|Brandon, now cancer-free, is dealing with a late effect of chemotherapy and radiation - hearing loss|
When Brandon Dennis was diagnosed with a brain tumor at five-years-old, the last thing on his parents’ minds was his hearing.
After brain surgery, two years of chemotherapy and six weeks of radiation, the cancer went away. But slowly, in the years that followed, Brandon’s hearing also began to go away.
The aggressive therapies that killed the cancer cells in his brain took a long-term toll on his auditory function.
“He wasn’t understanding us at all,” explains Tanya Silvey, Brandon’s mom. “We’d have to tell him the same thing five or six times and he would be right there watching us move our lips and he still couldn’t comprehend what we were saying.”
Brandon’s experience is not uncommon. The success rate in treating pediatric cancer has grown from 30 to 80 percent in the last three decades. But as more children survive their cancers, more are now discovering the long-term consequences of those life-saving therapies, referred to by physicians as ‘late effects.’

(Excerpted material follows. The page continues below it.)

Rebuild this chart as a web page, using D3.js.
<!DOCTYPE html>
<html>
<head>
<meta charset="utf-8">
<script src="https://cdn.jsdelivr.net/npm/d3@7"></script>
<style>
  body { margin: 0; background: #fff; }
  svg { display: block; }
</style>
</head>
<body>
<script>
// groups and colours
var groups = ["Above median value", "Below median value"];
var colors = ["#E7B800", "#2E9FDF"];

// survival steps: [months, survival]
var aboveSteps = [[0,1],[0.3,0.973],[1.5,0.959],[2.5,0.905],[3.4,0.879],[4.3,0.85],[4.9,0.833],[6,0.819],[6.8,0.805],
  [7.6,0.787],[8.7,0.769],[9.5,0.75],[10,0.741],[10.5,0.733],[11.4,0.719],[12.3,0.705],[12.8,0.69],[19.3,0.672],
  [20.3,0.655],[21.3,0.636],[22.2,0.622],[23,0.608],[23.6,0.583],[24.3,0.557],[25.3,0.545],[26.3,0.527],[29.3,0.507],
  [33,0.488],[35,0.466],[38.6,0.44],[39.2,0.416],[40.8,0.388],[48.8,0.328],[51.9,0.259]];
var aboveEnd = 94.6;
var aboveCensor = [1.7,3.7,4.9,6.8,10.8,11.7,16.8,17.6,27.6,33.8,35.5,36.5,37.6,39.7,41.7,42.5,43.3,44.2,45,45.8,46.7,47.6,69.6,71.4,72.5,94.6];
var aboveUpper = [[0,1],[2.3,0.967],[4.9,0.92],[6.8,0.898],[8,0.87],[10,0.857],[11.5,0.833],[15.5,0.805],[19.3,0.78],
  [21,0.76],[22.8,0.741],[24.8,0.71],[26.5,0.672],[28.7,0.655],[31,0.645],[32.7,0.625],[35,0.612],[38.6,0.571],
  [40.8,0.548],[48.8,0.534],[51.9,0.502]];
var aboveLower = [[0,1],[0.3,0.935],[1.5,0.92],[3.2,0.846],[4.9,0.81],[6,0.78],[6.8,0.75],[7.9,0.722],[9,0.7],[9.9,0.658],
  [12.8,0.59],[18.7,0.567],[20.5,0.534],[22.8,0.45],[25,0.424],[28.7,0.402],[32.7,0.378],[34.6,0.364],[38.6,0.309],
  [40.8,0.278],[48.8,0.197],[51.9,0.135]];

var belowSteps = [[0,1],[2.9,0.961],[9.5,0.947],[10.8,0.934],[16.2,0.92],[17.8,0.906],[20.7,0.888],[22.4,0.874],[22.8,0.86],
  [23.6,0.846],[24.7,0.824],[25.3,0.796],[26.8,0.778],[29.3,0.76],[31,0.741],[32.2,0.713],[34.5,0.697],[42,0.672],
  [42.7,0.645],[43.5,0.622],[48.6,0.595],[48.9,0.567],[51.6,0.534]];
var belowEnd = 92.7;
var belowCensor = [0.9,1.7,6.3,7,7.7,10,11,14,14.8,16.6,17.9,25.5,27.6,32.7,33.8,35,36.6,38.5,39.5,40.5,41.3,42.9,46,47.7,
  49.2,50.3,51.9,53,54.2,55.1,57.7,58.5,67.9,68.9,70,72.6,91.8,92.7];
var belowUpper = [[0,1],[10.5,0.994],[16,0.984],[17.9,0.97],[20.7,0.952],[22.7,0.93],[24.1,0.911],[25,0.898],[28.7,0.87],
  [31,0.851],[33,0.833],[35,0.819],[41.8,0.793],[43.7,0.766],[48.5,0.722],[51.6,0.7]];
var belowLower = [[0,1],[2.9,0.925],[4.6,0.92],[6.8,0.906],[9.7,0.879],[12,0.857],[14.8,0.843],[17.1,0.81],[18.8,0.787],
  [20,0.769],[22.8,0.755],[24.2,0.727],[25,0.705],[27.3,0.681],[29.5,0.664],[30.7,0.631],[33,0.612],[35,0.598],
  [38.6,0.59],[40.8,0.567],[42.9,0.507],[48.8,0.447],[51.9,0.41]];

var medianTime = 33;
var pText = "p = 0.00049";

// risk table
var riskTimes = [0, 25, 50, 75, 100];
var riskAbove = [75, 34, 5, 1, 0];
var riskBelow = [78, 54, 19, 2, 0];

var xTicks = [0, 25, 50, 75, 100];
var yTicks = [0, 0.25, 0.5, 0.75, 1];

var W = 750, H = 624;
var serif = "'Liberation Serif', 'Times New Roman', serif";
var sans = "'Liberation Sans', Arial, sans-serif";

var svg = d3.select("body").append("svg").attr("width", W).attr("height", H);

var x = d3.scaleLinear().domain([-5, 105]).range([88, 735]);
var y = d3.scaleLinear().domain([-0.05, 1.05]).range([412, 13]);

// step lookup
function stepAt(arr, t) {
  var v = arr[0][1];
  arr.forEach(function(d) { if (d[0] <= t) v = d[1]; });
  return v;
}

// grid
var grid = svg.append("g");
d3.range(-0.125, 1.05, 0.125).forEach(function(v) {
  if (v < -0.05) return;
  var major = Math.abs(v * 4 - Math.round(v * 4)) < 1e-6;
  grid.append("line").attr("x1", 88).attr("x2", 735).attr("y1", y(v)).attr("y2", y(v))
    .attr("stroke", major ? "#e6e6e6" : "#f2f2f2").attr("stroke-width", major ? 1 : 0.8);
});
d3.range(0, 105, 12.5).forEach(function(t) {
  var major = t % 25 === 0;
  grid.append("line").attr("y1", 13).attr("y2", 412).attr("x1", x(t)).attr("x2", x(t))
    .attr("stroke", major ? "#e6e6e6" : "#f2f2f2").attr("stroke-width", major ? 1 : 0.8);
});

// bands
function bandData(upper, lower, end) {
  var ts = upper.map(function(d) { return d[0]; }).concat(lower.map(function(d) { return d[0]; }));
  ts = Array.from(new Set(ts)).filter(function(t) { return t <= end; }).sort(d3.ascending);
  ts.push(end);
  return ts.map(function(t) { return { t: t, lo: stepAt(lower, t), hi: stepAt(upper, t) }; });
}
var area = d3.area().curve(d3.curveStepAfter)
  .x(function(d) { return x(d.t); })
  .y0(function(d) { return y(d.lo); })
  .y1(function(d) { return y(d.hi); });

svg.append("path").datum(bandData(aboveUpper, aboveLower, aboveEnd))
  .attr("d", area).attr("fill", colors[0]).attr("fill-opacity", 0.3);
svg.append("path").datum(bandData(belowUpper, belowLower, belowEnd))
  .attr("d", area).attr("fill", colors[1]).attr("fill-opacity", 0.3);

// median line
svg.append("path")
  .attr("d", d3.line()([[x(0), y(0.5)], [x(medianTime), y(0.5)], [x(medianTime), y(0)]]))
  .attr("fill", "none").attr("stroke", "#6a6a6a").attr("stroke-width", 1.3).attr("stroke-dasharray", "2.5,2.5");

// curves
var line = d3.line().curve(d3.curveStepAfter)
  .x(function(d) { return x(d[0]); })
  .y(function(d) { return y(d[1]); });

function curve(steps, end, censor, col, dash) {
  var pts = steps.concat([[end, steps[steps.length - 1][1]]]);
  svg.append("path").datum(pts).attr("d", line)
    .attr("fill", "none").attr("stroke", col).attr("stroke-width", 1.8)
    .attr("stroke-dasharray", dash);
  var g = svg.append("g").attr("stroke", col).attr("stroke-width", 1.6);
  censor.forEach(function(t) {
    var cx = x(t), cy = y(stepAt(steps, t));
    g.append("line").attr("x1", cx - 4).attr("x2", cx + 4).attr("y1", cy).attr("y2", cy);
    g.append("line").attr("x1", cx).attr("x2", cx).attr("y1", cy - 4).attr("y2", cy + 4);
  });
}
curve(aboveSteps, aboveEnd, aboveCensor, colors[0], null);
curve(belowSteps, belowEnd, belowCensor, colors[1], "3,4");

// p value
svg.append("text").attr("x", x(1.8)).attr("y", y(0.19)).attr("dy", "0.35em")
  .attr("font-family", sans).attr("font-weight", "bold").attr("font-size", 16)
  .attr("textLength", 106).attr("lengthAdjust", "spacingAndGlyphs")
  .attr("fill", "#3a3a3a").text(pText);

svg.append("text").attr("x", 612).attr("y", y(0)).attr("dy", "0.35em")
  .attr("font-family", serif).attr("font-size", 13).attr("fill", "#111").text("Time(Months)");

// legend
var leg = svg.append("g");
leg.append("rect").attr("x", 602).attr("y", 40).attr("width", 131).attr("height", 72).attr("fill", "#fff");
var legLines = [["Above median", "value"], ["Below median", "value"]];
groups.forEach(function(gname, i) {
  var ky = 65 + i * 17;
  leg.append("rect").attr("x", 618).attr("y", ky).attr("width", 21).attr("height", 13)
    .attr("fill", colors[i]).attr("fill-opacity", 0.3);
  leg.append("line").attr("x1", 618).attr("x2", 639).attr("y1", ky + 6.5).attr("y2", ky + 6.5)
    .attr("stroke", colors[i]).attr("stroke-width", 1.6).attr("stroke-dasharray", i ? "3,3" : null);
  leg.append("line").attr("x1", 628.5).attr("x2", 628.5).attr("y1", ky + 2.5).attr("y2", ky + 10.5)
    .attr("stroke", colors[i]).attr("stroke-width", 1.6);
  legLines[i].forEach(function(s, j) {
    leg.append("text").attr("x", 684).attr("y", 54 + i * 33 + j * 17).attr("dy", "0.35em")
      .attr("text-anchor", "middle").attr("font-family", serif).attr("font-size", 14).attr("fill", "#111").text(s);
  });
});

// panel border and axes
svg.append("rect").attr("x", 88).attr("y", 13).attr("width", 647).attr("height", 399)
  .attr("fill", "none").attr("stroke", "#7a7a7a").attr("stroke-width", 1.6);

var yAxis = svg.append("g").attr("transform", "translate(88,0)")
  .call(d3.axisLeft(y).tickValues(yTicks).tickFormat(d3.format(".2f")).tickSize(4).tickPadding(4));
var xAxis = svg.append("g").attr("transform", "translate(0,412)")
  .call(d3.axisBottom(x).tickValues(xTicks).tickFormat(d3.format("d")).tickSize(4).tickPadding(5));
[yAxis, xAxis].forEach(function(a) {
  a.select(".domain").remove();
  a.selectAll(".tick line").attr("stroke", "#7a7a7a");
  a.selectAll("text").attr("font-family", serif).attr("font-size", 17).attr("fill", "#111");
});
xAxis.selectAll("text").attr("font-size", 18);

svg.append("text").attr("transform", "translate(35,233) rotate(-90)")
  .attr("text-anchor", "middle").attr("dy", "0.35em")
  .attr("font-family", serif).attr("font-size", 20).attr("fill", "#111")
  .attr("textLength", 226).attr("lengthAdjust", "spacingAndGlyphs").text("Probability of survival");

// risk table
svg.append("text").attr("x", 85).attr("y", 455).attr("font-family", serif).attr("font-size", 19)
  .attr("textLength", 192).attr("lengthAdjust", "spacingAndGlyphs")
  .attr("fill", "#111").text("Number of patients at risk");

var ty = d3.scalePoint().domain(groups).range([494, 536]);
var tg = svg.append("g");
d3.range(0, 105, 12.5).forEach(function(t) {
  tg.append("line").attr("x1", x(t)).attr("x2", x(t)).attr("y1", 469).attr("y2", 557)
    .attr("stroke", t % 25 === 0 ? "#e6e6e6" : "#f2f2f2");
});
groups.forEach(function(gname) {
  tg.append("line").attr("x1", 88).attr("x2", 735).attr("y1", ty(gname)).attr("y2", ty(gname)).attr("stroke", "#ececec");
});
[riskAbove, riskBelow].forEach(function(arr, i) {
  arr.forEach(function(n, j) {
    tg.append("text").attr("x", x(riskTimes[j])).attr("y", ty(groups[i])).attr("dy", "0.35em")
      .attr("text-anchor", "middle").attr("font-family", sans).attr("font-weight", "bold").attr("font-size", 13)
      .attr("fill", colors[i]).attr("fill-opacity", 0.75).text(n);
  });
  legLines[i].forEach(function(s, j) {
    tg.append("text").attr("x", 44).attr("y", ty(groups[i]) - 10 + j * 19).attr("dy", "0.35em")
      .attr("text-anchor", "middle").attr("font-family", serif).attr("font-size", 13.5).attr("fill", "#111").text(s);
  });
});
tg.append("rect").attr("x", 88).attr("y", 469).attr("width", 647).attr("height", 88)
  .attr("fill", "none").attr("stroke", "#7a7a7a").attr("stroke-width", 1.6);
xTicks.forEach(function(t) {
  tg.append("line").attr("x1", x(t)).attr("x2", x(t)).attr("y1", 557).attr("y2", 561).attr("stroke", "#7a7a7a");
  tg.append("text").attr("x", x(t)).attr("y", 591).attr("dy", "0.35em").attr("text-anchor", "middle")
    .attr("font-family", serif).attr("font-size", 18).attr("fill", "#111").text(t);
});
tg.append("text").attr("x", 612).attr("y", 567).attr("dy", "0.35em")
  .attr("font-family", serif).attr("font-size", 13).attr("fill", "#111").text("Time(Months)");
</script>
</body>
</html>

A child’s late effects will depend on his or her individual course of treatment and can affect any organ or system of the body. They include cognitive impairments such as learning disabilities, ADHD, hyperactivity and developmental delays. They include weight or growth abnormalities or fertility problems. Also possible are sensory impairments such as hearing loss.
In December 2006, nearly six years after his initial diagnosis, Brandon was fitted for a hearing aid. The difference was amazing.

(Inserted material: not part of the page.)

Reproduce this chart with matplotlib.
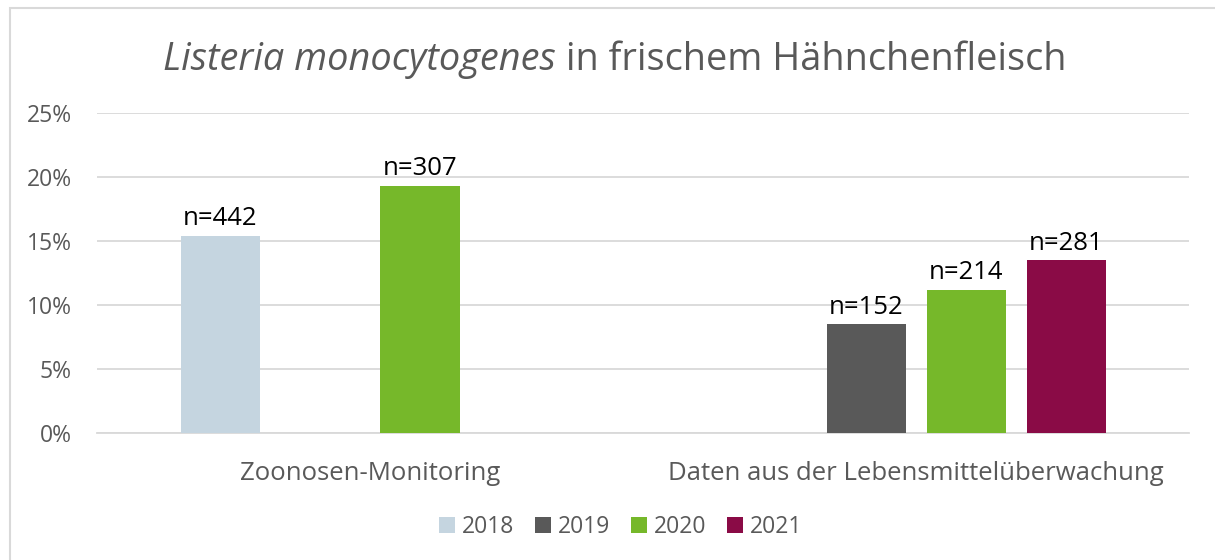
import matplotlib.pyplot as plt
import matplotlib.patches as patches
import numpy as np

plt.rcParams['font.family'] = ['Open Sans', 'DejaVu Sans']

categories = ['Zoonosen-Monitoring', 'Daten aus der Lebensmittelüberwachung']
years = ['2018', '2019', '2020', '2021']
colors = ['#c5d5e0', '#595959', '#76b82a', '#8a0b46']

# percent values per year, None = no data
values = {
    '2018': [15.4, None],
    '2019': [None, 8.5],
    '2020': [19.3, 11.2],
    '2021': [None, 13.5],
}
counts = {
    '2018': [442, None],
    '2019': [None, 152],
    '2020': [307, 214],
    '2021': [None, 281],
}

grey = '#595959'

fig = plt.figure(figsize=(12.15, 5.6), dpi=100)
ax = fig.add_axes([0.0798, 0.2268, 0.8992, 0.5714])

# outer frame
fig.patches.append(patches.Rectangle((10 / 1215, -0.1), 1.2, 1 - 8 / 560 + 0.1,
                                     transform=fig.transFigure, fill=False,
                                     edgecolor='#d9d9d9', lw=1.5))

x = np.arange(len(categories))
step = 0.183
width = 0.145

for i, (yr, col) in enumerate(zip(years, colors)):
    for j in range(len(categories)):
        v = values[yr][j]
        if v is None:
            continue
        xpos = x[j] + (i - 1.5) * step
        ax.bar(xpos, v, width=width, color=col, zorder=3)
        ax.text(xpos, v + 0.35, f'n={counts[yr][j]}', ha='center', va='bottom',
                fontsize=18.5, color='black')

# legend handles
for yr, col in zip(years, colors):
    ax.bar(0, 0, color=col, label=yr)

ax.set_xlim(-0.5, 1.5)
ax.set_ylim(0, 25)
ax.set_yticks(np.arange(0, 26, 5))
ax.set_yticklabels([f'{t}%' for t in range(0, 26, 5)])
ax.set_xticks(x)
ax.set_xticklabels(categories)
ax.yaxis.grid(True, color='#d9d9d9', lw=1.3, zorder=0)
ax.set_axisbelow(True)
for s in ['top', 'right', 'left']:
    ax.spines[s].set_visible(False)
ax.spines['bottom'].set_color('#d9d9d9')
ax.spines['bottom'].set_linewidth(1.3)
ax.tick_params(axis='both', length=0, colors=grey)
ax.tick_params(axis='y', labelsize=16.5, pad=18)
ax.tick_params(axis='x', labelsize=18.5, pad=20)

ty = 1 - 70 / 560
t1 = fig.text(0.5, ty, 'Listeria monocytogenes', style='italic',
              fontsize=27.3, color=grey, ha='right', va='baseline')
t2 = fig.text(0.5, ty, ' in frischem Hähnchenfleisch',
              fontsize=27.3, color=grey, ha='left', va='baseline')

# center the two-part title
fig.canvas.draw()
r = fig.canvas.get_renderer()
w1 = t1.get_window_extent(r).width
w2 = t2.get_window_extent(r).width
left = 615 - (w1 + w2) / 2
t1.set_position(((left + w1) / 1215, ty))
t2.set_position(((left + w1) / 1215, ty))

leg = fig.legend(loc='center', bbox_to_anchor=(0.511, 1 - 527 / 560), ncol=4,
                 frameon=False, fontsize=16.5, handlelength=0.7, handleheight=0.7,
                 handletextpad=0.3, columnspacing=0.9)
for txt in leg.get_texts():
    txt.set_color(grey)

fig.savefig('out.png', dpi=100)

“He can understand me better,” says Tanya. “I don’t have to shout. Normally I had to tap him on the shoulder to get his attention if I was behind him. But now, TVs are a lot lower, computers are a lot lower.”

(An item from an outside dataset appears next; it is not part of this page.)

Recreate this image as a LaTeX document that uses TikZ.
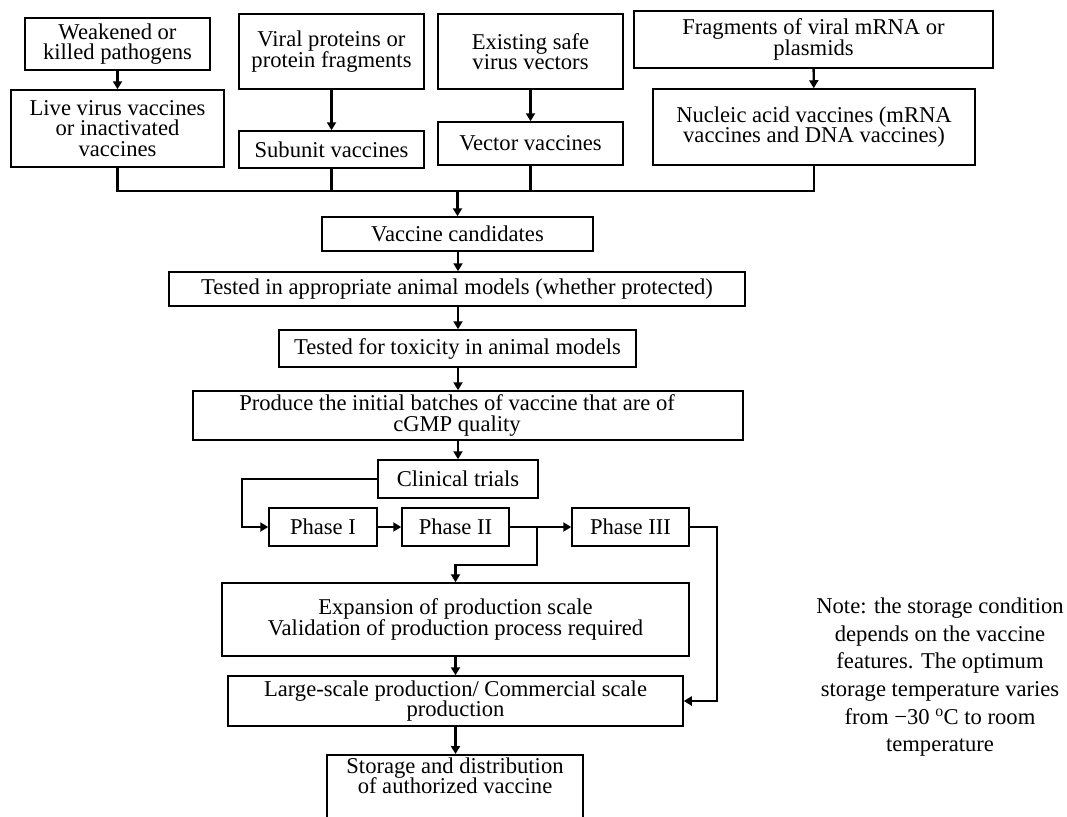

Having the hearing aid was another important step away from cancer, and closer to living a normal life for Brandon. Identifying hearing loss as soon as possible is something audiologists at St. Louis Children's Hospital hope to do for cancer patients.
“Our goal is to get kids fitted as close to diagnosis as possible,” says Sue Hayashi, audiologist. “It made Brandon’s world so much more hearable. It made his world much easier to live in. It made him feel better about himself. The sooner we can make that happen, the better."